"The Assault On Reason" begins as an academic discourse about the one-sided, corporate-controlled television medium with "no true interactivity, and certainly no conversation."
Gore argues that television not only creates a dynamic that runs contrary to Thomas Jefferson's desire for a "well-informed citizenry" but puts viewers in a "quasi-hypnotic state" that "partially immobilizes" them and allows unreasoned communicators to sell false bills of goods, such as, say, that there was a connection between the 9/11 hijackers and Saddam Hussein.
As an example of the failed democratic conversation, Gore said Monday that prior to the war in Iraq, "if we had a full debate and a full airing of the pros and cons of the invasion that brought out the fact that Iraq had absolutely nothing to do with attacking us on 9/11 then we would have been much less likely to have these troops trapped over there now in the midst of a civil war."
But very quickly Gore sheds his inner Marshall McLuhan for his inner Michael Moore.

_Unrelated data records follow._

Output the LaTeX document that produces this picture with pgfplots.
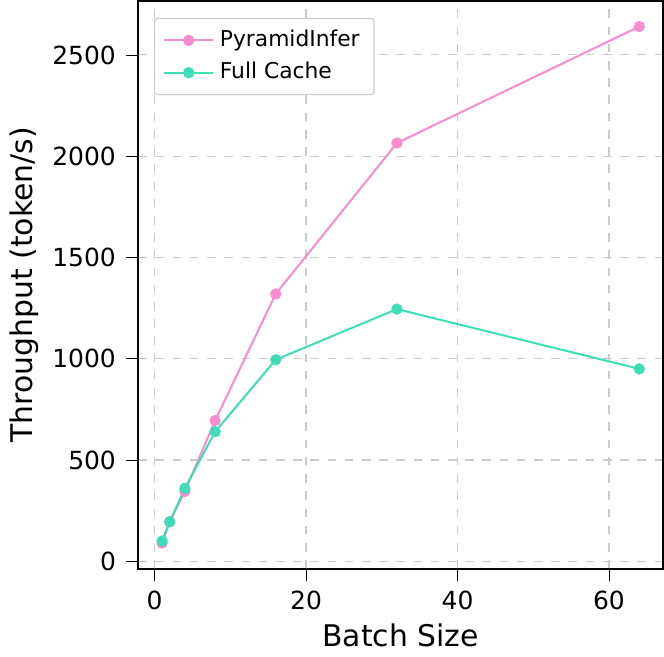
\documentclass[border=0pt]{standalone}
\usepackage{pgfplots}
\pgfplotsset{compat=1.18}
\usepackage{fontspec}
\setmainfont{DejaVu Sans}
\definecolor{pk}{HTML}{F98BCF}
\definecolor{tq}{HTML}{3EDDB8}
\begin{document}
\begin{tikzpicture}
\begin{axis}[
  width=183pt, height=198pt, scale only axis,
  xmin=-2.15, xmax=67.15, ymin=-37, ymax=2767,
  xtick={0,20,40,60}, ytick={0,500,1000,1500,2000,2500},
  /pgf/number format/assume math mode=true,
  /pgf/number format/1000 sep={},
  tick label style={font=\fontsize{8.7}{10}\selectfont},
  label style={font=\fontsize{10.4}{12}\selectfont},
  xlabel={Batch Size}, ylabel={Throughput (token/s)},
  xlabel style={yshift=2pt}, ylabel style={yshift=-2pt},
  grid=major, grid style={dashed, gray!40},
  axis line style={black, line width=0.6pt},
  tick style={black}, tick align=outside, xtick pos=bottom, ytick pos=left,
  legend pos=north west,
  legend style={font=\fontsize{7.6}{9}\selectfont, draw=gray!40, rounded corners=1pt},
  legend cell align=left,
]
\addplot[pk, line width=0.7pt, mark=*, mark size=1.6pt] coordinates {(1,90)(2,195)(4,345)(8,695)(16,1320)(32,2065)(64,2640)};
\addlegendentry{PyramidInfer}
\addplot[tq, line width=0.7pt, mark=*, mark size=1.6pt] coordinates {(1,100)(2,195)(4,360)(8,640)(16,995)(32,1245)(64,950)};
\addlegendentry{Full Cache}
\end{axis}
\end{tikzpicture}
\end{document}
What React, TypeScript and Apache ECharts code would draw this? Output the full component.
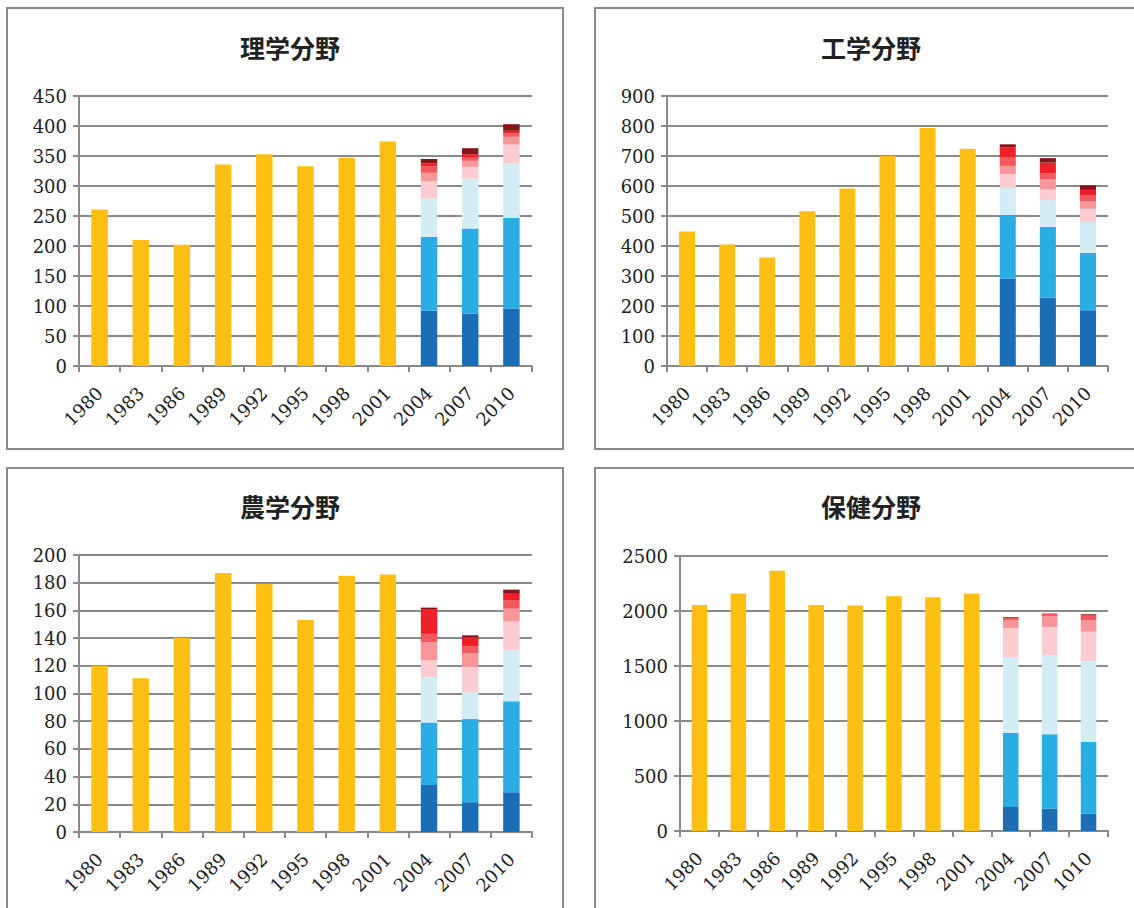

Gore writes, "[If] Bush and Cheney actually believed in the linkage that they asserted between al Qaeda and Iraq -- in spite of all the evidence to the contrary presented to them contemporaneously -- that would by itself in light of the available evidence, make them genuinely unfit to lead our nation."
The former vice president then adds, "On the other hand, if they knew the truth and lied, massively and repeatedly, isn't that worse? Are they too gullible or too dishonest?"
It seems likely that even if Gore opts not to run for president in 2008, his book may serve to drive presidential candidates, including Sens. Hillary Clinton, D-N.Y., Barack Obama, D-Ill., and former Sen. John Edwards, D-N.C., even further to the left, both in rhetoric and substance.
The former Tennessee congressman and senator accuses his former colleagues on Capitol Hill of complicity with what he sees as nefarious deeds committed by the Bush administration.
The book opens with Gore wondering why Senate Democrats were so silent during the debate before going to war in Iraq and towards the end faults them for failing to criticize the administration's warrantless surveillance program.
"Democrats as well as Republicans in the Congress must share the blame for not taking action to protest and seek to prevent what they consider a grossly unconstitutional program," he writes.
He doesn't assail any Democrats by name (though some will no doubt see Sen. Clinton's face when Gore dismisses those who say they would have opposed the war in Iraq if they knew then what they know now). Bush, however, he names over and over.
"President Bush has repeatedly violated the law for six years," Gore charges regarding the warrantless surveillance program.
Gore -- who lost the White House if not the popular vote to Bush in 2000 -- picks apart the president's policy choices time and time again, often in very personal ways.
The prisoner abuses at Abu Ghraib, Gore writes, were "the natural consequence of the Bush administration policy that dismantled the constraints of law and the Geneva Conventions, made war on America's system of checks and balances, and evaded accountability and responsibility for the actions in ordered."
The Bush Iraq policy was a "counterfeit combination of misdirected vengeance and misguided dogma."